» **Job**: Locate each line below that includes "chart" and reproduce it.

>>>>>

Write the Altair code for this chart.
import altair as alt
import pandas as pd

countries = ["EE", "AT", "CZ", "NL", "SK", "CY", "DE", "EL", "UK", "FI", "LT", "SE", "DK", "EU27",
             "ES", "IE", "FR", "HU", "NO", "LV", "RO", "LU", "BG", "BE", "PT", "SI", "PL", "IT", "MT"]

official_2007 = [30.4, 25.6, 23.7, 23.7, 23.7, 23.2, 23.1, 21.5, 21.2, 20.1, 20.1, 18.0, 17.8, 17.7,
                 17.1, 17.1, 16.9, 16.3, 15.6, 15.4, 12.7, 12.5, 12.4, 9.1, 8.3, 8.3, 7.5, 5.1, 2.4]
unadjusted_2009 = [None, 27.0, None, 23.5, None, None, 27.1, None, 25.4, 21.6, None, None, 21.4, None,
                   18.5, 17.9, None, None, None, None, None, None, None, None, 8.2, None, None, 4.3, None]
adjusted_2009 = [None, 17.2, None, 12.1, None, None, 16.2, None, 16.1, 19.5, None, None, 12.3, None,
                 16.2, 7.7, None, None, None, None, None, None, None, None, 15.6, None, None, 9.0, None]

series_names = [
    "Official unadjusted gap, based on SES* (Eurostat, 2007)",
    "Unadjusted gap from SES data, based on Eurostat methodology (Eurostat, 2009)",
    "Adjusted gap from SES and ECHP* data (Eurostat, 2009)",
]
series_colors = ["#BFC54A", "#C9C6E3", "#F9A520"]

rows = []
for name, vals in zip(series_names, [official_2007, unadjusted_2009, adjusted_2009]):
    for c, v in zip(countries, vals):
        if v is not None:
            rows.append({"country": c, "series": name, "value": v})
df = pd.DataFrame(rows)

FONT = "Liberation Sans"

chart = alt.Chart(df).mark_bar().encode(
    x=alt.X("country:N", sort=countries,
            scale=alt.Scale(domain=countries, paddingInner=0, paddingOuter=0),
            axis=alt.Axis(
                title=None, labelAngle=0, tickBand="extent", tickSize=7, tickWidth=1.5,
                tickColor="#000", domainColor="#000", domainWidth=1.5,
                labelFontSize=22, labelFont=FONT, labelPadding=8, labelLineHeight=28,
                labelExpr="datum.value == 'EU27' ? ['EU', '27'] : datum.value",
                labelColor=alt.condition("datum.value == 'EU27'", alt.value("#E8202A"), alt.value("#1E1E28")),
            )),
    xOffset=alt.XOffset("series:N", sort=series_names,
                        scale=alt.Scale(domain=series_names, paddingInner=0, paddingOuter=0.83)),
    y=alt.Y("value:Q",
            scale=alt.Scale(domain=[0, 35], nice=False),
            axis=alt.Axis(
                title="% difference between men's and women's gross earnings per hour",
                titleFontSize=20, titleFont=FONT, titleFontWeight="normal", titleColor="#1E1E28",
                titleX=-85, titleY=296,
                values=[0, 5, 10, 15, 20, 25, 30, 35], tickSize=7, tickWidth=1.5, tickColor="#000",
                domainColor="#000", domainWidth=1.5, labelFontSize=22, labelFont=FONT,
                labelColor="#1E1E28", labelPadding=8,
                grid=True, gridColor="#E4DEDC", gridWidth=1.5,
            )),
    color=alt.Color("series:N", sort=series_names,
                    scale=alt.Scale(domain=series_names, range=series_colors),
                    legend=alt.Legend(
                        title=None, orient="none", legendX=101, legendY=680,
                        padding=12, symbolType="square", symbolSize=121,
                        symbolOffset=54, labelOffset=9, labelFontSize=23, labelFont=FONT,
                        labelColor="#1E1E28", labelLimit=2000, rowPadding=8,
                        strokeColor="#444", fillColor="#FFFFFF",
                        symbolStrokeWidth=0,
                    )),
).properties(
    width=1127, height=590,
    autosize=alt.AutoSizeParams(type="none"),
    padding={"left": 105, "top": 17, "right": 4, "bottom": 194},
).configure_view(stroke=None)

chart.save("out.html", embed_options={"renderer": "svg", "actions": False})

<<<<<

» **Answer**:
Write the Altair code for this chart.
chart = alt.Chart(df).mark_bar().encode(
chart.save("out.html", embed_options={"renderer": "svg", "actions": False})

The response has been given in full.